Learning from only one source of information: It seems that part of our nature is to gravitate toward a single opinion, and ignore opposite or conflicting information. A “balanced diet” of input can often lead to enhanced problem solving skills, and greater confidence in the end result.
Not asking "why did it go right?”" – We make a point when thing go wrong but seldom stop to think when we make it right. This is a crucial point of practicing since after spending time and effort and having overcome the difficulty, we should ask ourselves what we've learned so that we can more easily overcome similar difficulties in the future.

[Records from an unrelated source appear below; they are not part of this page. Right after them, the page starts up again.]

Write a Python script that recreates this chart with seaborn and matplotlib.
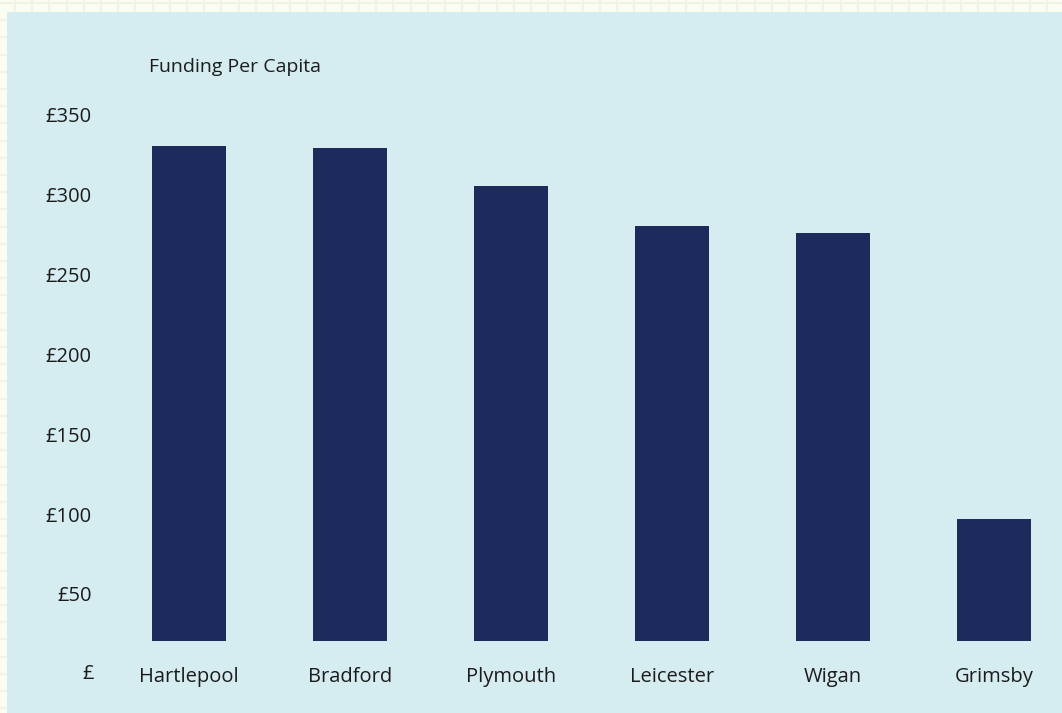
import matplotlib
matplotlib.use("Agg")
import matplotlib.pyplot as plt
import seaborn as sns
import pandas as pd
from matplotlib.patches import Rectangle

# Funding per capita by town (GBP)
towns = ["Hartlepool", "Bradford", "Plymouth", "Leicester", "Wigan", "Grimsby"]
funding = [330, 329, 305, 280, 276, 97]
tick_values = [50, 100, 150, 200, 250, 300, 350]
tick_labels = ["£50", "£100", "£150", "£200", "£250", "£300", "£350"]
zero_label = "£"
title = "Funding Per Capita"

df = pd.DataFrame({"town": towns, "funding": funding})

sns.set_theme(style="white")
plt.rcParams["font.family"] = ["Open Sans", "DejaVu Sans"]

W, H, DPI = 1062, 713, 100
fig = plt.figure(figsize=(W / DPI, H / DPI), dpi=DPI)
cream = "#fbfcf2"
panel = "#d5edf1"
navy = "#1d2b5c"
ink = "#1c1c1c"
fig.patch.set_facecolor(cream)

# Squared-paper backdrop with a light blue card on top
bg = fig.add_axes([0, 0, 1, 1], zorder=-10)
bg.set_xlim(0, W)
bg.set_ylim(H, 0)
bg.axis("off")
x = 15.0
while x < W:
    bg.axvline(x, color="#f1f4e4", lw=1.6, zorder=1)
    x += 17.2
y = 3.0
while y < H:
    bg.axhline(y, color="#f1f4e4", lw=1.6, zorder=1)
    y += 17.2
bg.add_patch(Rectangle((7, 12), W - 7, H - 12, facecolor=panel,
                       edgecolor="none", zorder=5))

# Main bar axes
ax = fig.add_axes([100 / W, (H - 641) / H, 960 / W, 541 / H])
ax.set_facecolor("none")
sns.barplot(data=df, x="town", y="funding", color=navy, width=0.46,
            saturation=1, linewidth=0, edgecolor=navy, ax=ax)
ax.set_xlim(-0.55, 5.41)
ax.set_ylim(20.6, 359.0)
ax.set_yticks(tick_values)
ax.set_yticklabels(tick_labels)
ax.set_xlabel("")
ax.set_ylabel("")
for s in ax.spines.values():
    s.set_visible(False)
ax.tick_params(axis="y", length=0, pad=6, labelsize=14.5, labelcolor=ink)
ax.tick_params(axis="x", length=0, pad=19, labelsize=14.5, labelcolor=ink)
ax.grid(False)

# Zero label sits on the category label row
ax.annotate(zero_label, xy=(0, 0), xycoords=ax.get_yaxis_transform(),
            xytext=(-6 * 72 / DPI, 0), textcoords="offset points",
            ha="right", va="center", fontsize=14.5, color=ink,
            annotation_clip=False)

fig.text(149 / W, 1 - 72 / H, title, ha="left", va="baseline",
         fontsize=14, color=ink)

fig.savefig("out.png", dpi=DPI, facecolor=fig.get_facecolor())
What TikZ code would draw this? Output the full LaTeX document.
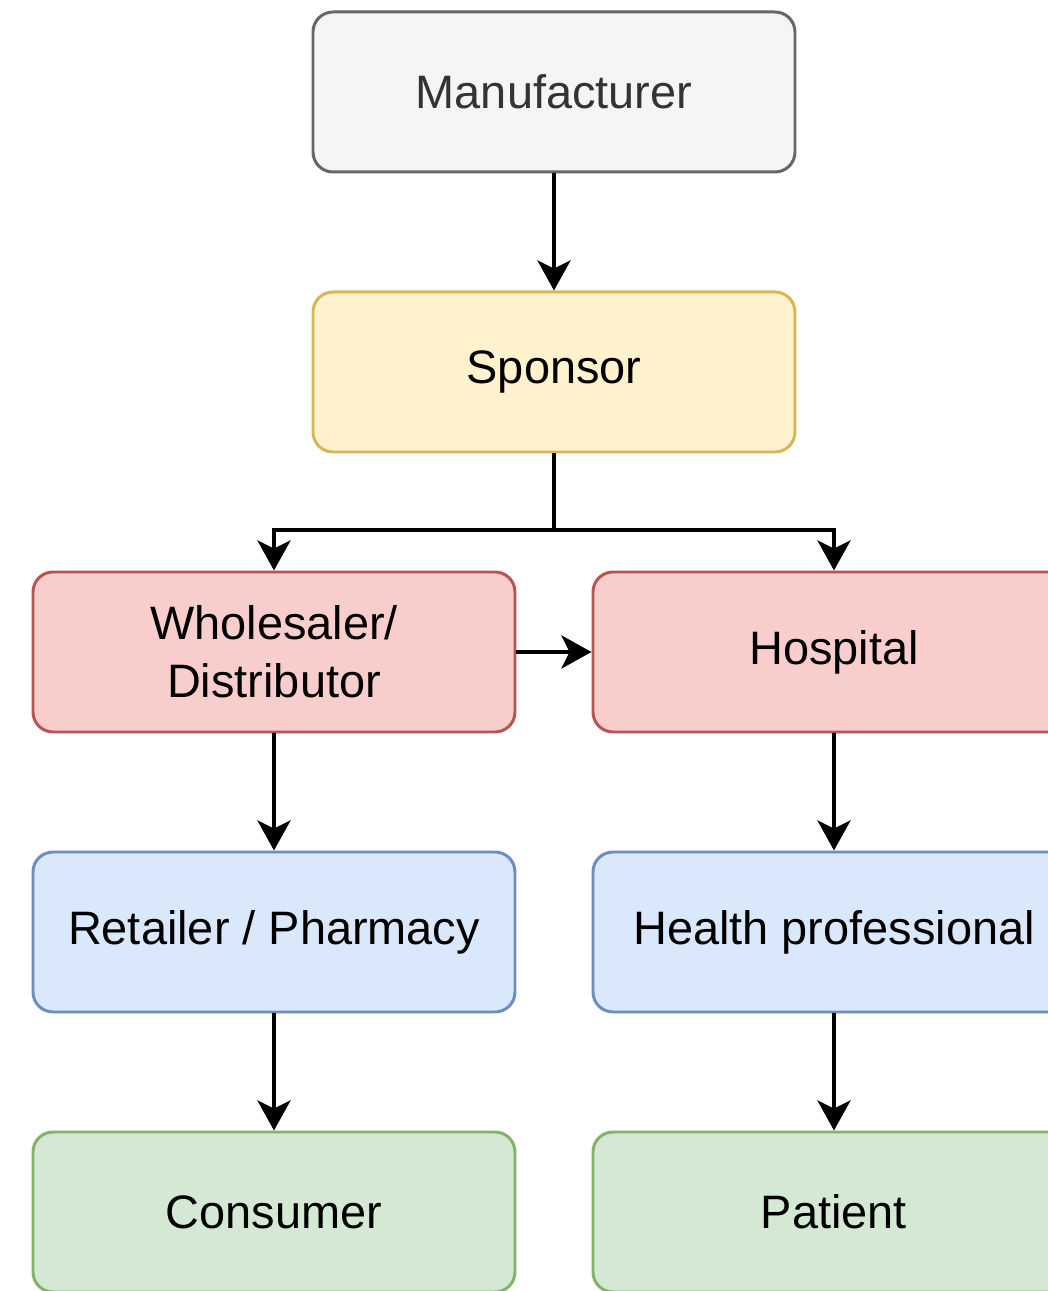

Ignoring tempo, timing and other musical agenda. In practicing pieces – learning initially "only the notes" without musical agenda is one of the most common mistakes by students. Since the music agenda dictates speed, loudness, articulation, phrasing, timing, fingerings, tone production, use of vibrato and bowings, to say the least, not considering musicality from the very first stages makes the entire process of practicing a waste of time.
When they move the rosin instead of the bow. Moving the rosin is harder rather than moving the bow.
Using the pads of your fingers (left hand) instead of the tips. Inaccuracy occurs when this happens.
Not portioning out practice time: Very easy to fall into. For a violinist, there are uniquely complex and challenging interactions between left hand technique and bow arm technique. Also, there are demands placed on players in terms of music related endeavors, pieces of music that it may be necessary to practice, as opposed to wanting “to just play”. Making a habit of structuring ones practice time can reap great benefits.